Il ragazzo di Vinci, l’uomo universale, l’errante

Questo libro è stato tradotto grazie a un contributo per la traduzione assegnato dal Ministero degli Affari Esteri e della Cooperazione internazionale Italiano

Эта книга переведена благодаря финансовой поддержке Министерства иностранных дел и международного сотрудничества Италии

© 2024 by Giunti Editore S.p.A., Firenze-Milano

www.giunti.it

© Манухин А. С., перевод на русский язык, 2025

© Издание на русском языке. ООО «Издательская Группа «Азбука-Аттикус», 2025

КоЛибри®

Введение

Это история простого деревенского мальчишки. Внебрачного сына нотариуса и рабыни, сильной, чуть диковатой юной женщины, чужестранки из дальних краев; такого же, как она, необузданного и непоседливого. Предоставленный самому себе, этот мальчишка при любой возможности мчится босиком вдоль ручья прямо к матери, которая, обретя наконец свободу, трудится в полях, начинающихся сразу за городом. Он отчаянно нуждается в ней, в ее объятиях, ее улыбке. И она щедро дарит ему все, что у нее есть, передает то, чем дышит сама: любовь, дух свободы, абсолютное уважение к жизни и каждому живому существу, чувство прекрасного, умение мечтать, выдумывать, понимать, видеть глубинную суть вещей. И даже имя, означающее свободу, Леонардо, вероятно, дала сыну именно она.

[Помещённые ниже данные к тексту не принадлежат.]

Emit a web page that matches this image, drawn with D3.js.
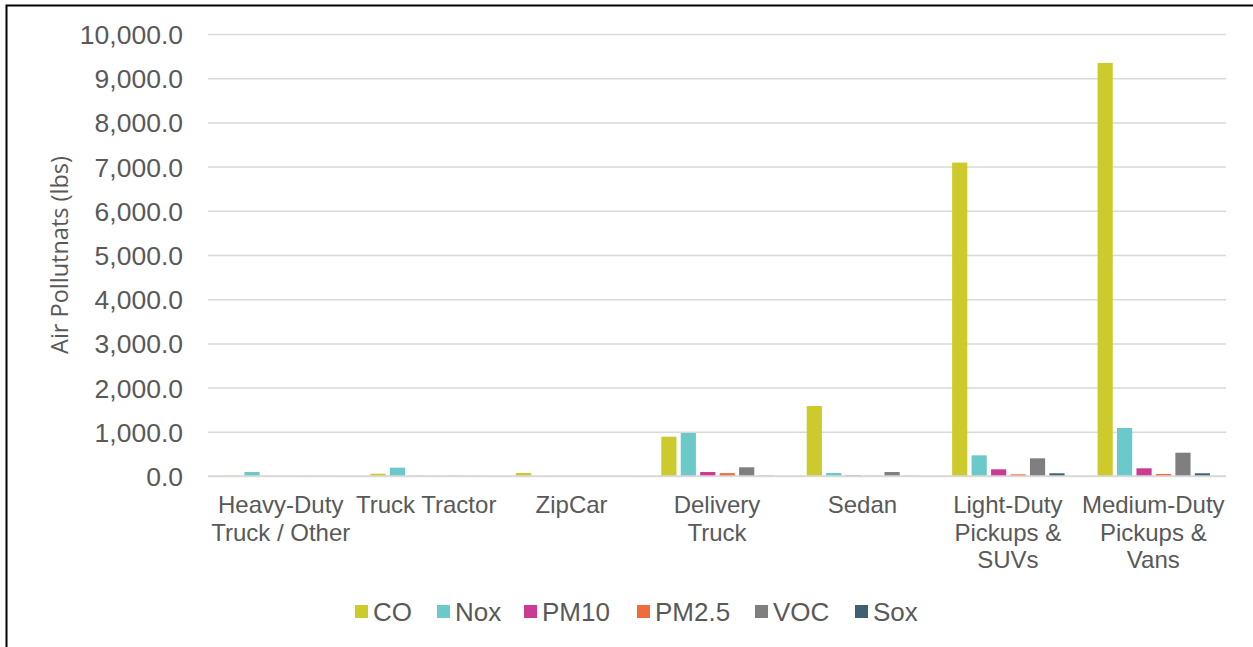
<!DOCTYPE html>
<html>
<head>
<meta charset="utf-8">
<script src="https://cdn.jsdelivr.net/npm/d3@7"></script>
<style>
  html, body { margin: 0; padding: 0; background: #fff; }
  svg { display: block; }
</style>
</head>
<body>
<svg id="chart" width="1253" height="647"></svg>
<script>
// ---- data ----
const categories = ["Heavy-Duty Truck / Other", "Truck Tractor", "ZipCar", "Delivery Truck", "Sedan", "Light-Duty Pickups & SUVs", "Medium-Duty Pickups & Vans"];
const categoryLines = [["Heavy-Duty", "Truck / Other"], ["Truck Tractor"], ["ZipCar"], ["Delivery", "Truck"], ["Sedan"], ["Light-Duty", "Pickups &", "SUVs"], ["Medium-Duty", "Pickups &", "Vans"]];
const seriesNames = ["CO", "Nox", "PM10", "PM2.5", "VOC", "Sox"];
const CO   = [8, 52, 68, 889, 1584, 7090, 9344];
const Nox  = [90, 188, 0, 973, 68, 468, 1086];
const PM10 = [2, 5, 1, 90, 15, 151, 174];
const PM25 = [2, 4, 1, 65, 8, 38, 45];
const VOC  = [3, 6, 2, 197, 90, 400, 527];
const Sox  = [1, 2, 1, 8, 5, 61, 61];
const yTicks = [0, 1000, 2000, 3000, 4000, 5000, 6000, 7000, 8000, 9000, 10000];
const colors = ["#cdca2c", "#6bc9c9", "#cc3a93", "#f26b3a", "#7f7f7f", "#3f5f75"];

const seriesValues = [CO, Nox, PM10, PM25, VOC, Sox];

// ---- layout ----
const svg = d3.select("#chart");
const plotLeft = 208, plotRight = 1226, plotTop = 34, plotBottom = 476;
const textColor = "#595959";
const font = "'Liberation Sans', Arial, sans-serif";

// frame
svg.append("path")
  .attr("d", "M6.5,647 L6.5,5.5 L1253,5.5")
  .attr("fill", "none").attr("stroke", "#000").attr("stroke-width", 2);

const x0 = d3.scaleBand().domain(categories).range([plotLeft, plotRight]).paddingInner(0).paddingOuter(0);
const x1 = d3.scaleBand().domain(seriesNames).range([17, x0.bandwidth() - 16]).paddingInner(0.22).paddingOuter(0);
const y = d3.scaleLinear().domain([0, 10000]).range([plotBottom, plotTop]);

// gridlines
const yAxis = d3.axisLeft(y).tickValues(yTicks)
  .tickFormat(d3.format(",.1f"))
  .tickSize(-(plotRight - plotLeft)).tickPadding(25);
const gy = svg.append("g").attr("transform", `translate(${plotLeft},0)`).call(yAxis);
gy.select(".domain").remove();
gy.selectAll(".tick line").attr("stroke", "#d9d9d9").attr("stroke-width", 1.5);
gy.selectAll(".tick text")
  .attr("fill", textColor).attr("font-family", font).attr("font-size", 26.5)
  .attr("dy", "0.36em");

// bars
const groups = svg.append("g").selectAll("g")
  .data(categories).join("g")
  .attr("transform", d => `translate(${x0(d)},0)`);
groups.selectAll("rect")
  .data((d, i) => seriesNames.map((s, j) => ({ s, j, v: seriesValues[j][i] })))
  .join("rect")
  .attr("x", d => x1(d.s))
  .attr("width", x1.bandwidth())
  .attr("y", d => y(d.v))
  .attr("height", d => y(0) - y(d.v))
  .attr("fill", d => colors[d.j]);

// x-axis baseline
svg.append("line").attr("x1", plotLeft).attr("x2", plotRight).attr("y1", y(0)).attr("y2", y(0))
  .attr("stroke", "#d9d9d9").attr("stroke-width", 1.5);

// x labels
const xl = svg.append("g");
categories.forEach((c, i) => {
  const cx = x0(c) + x0.bandwidth() / 2;
  const t = xl.append("text")
    .attr("x", cx).attr("y", 513)
    .attr("text-anchor", "middle")
    .attr("fill", textColor).attr("font-family", font).attr("font-size", 24);
  categoryLines[i].forEach((ln, k) => {
    t.append("tspan").attr("x", cx).attr("dy", k === 0 ? 0 : 27.5).text(ln);
  });
});

// y title
svg.append("text")
  .attr("transform", "translate(68,255) rotate(-90)")
  .attr("text-anchor", "middle")
  .attr("fill", textColor).attr("font-family", "'Open Sans', sans-serif").attr("font-size", 23.5)
  .text("Air Pollutnats (lbs)");

// legend
const legendX = [355, 437, 524, 637, 755, 855];
const lg = svg.append("g");
seriesNames.forEach((s, j) => {
  lg.append("rect").attr("x", legendX[j]).attr("y", 605).attr("width", 13).attr("height", 13).attr("fill", colors[j]);
  lg.append("text").attr("x", legendX[j] + 18).attr("y", 621)
    .attr("fill", textColor).attr("font-family", font).attr("font-size", 26).text(s);
});
</script>
</body>
</html>
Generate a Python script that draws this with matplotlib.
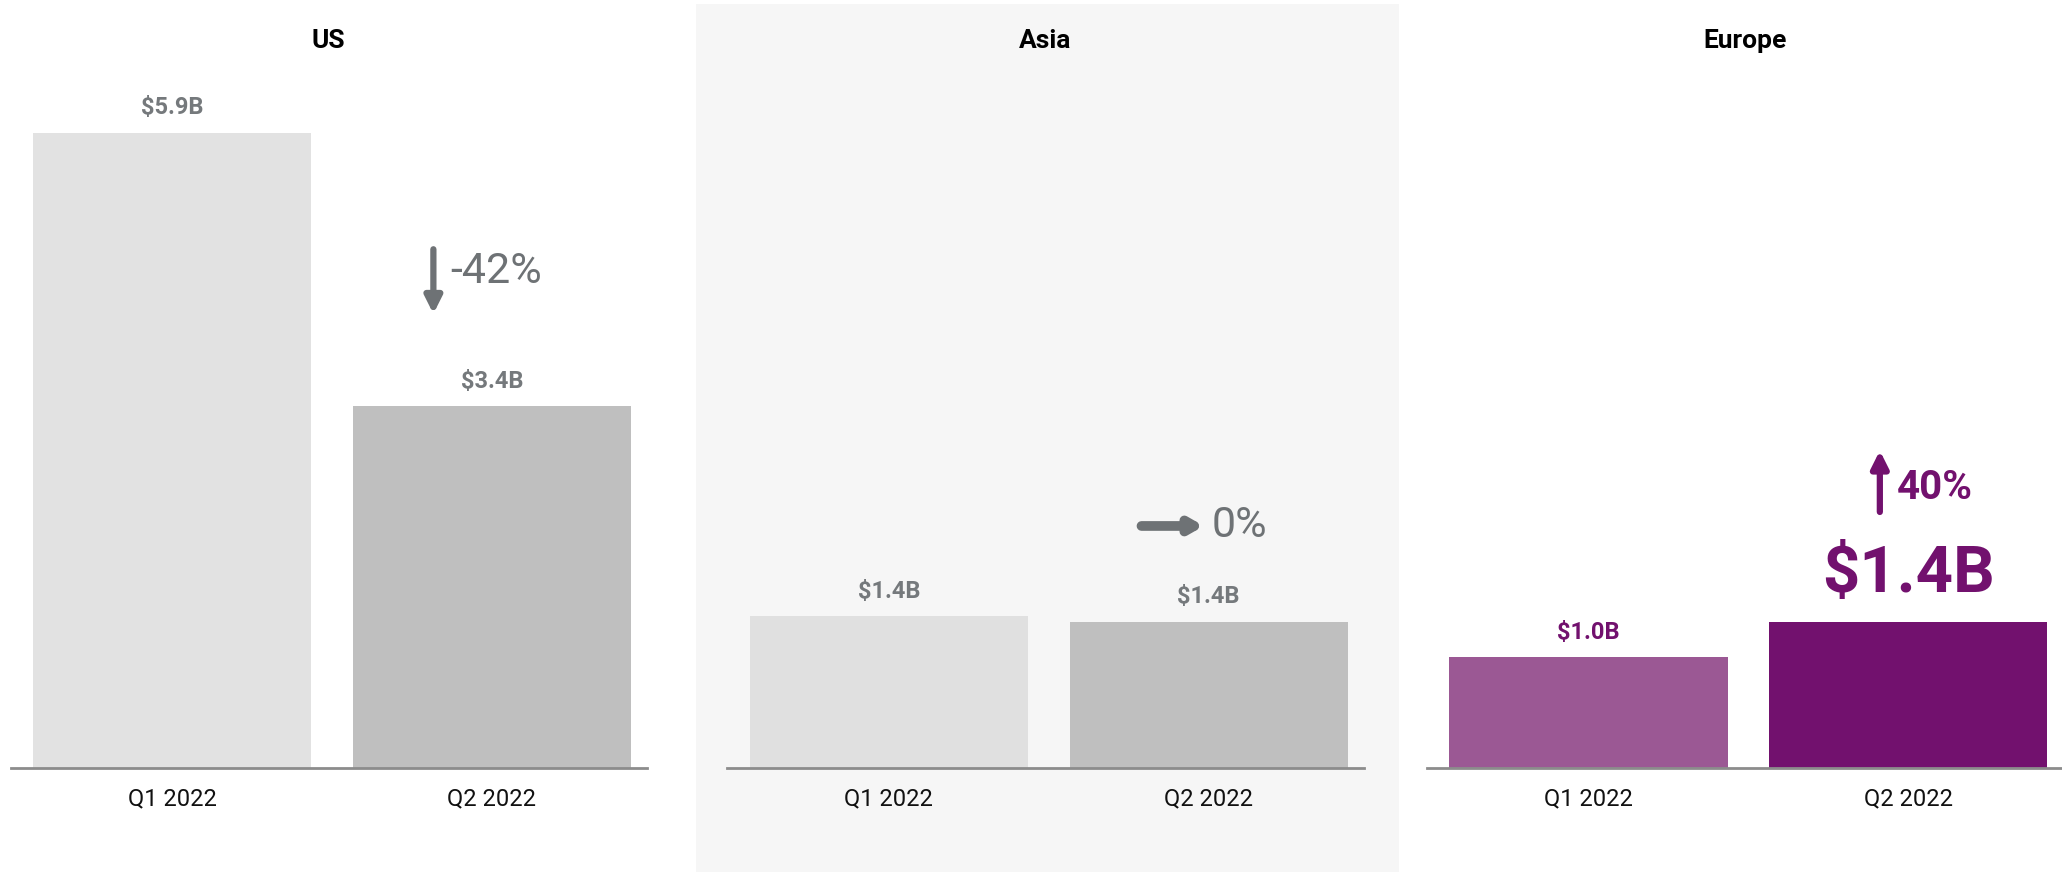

Годы летят стремительно, и вот уже этот мальчишка – очаровательный подросток с ангельским личиком в обрамлении водопада светлых кудрей. Во Флоренции, сердце эпохи Возрождения, он учится в мастерской художника, в Милане заслуживает всеобщее восхищение исключительным умом, благородными манерами и обходительностью. Как никто другой владея карандашом и красками, Леонардо, кажется, способен осуществить любую идею, создать самые невероятные произведения инженерии и архитектуры, необычайные машины, предназначенные как для мира, так и для войны. Он божественно играет на лире, высок, силен, утончен в чертах и склонностях, одевается исключительно по моде: в розовый плащ до колен и тонкие облегающие чулки. Леонардо красив и, зная это, любит себя показать: отпускает волосы, унизывает пальцы кольцами. В этом разностороннем человеке не признать былого строптивого, нелюдимого мальчишку. Однако мальчишка по-прежнему здесь, внутри него. И занят он тем же, что и всегда: играет, мечтает, воображает.

Затем снова начинаются переезды, странствия. Леонардо нет покоя, он никак не может усидеть на месте. Вокруг него все в беспрерывном движении. Мир нестабилен в своей вечной метаморфозе: реки текут к морю, морская гладь словно дышит, вздымаясь и опускаясь с приливами, облака плывут в синеве, в бесконечной ночи теряются звезды, ветер и вода разрушают горы, а все живые существа на свете рождаются, растут, умирают и возрождаются вновь. Он же, скиталец, все шагает дорогами мира, блуждая, сбиваясь с пути, но ни на миг не останавливаясь, не оглядываясь назад. Что он ищет? Какие вопросы без конца себе задает, на какие из них не может ответить? Сколько незавершенных работ он оставил позади, сколько исследований, едва начатых и тотчас же прерванных, сколько грандиозных проектов, так и подвисших в воздухе? Впрочем, разве это имеет значение? Полностью отдавшись движению, Леонардо не замечает, как уходит время, а сам он понемногу превращается в старика-пилигрима, чьи волосы, столь же седые, сколь и борода, становятся все длиннее и тоньше. Древний философ, маг, жрец некой мудрой религии – вот образ, безжалостно отраженный зеркалом. Но Леонардо знает, что это лишь маска, а не живое лицо. Бездна, разверстая в его душе, бесконечная боль ребенка, разлученного с матерью: кому под силу такое понять?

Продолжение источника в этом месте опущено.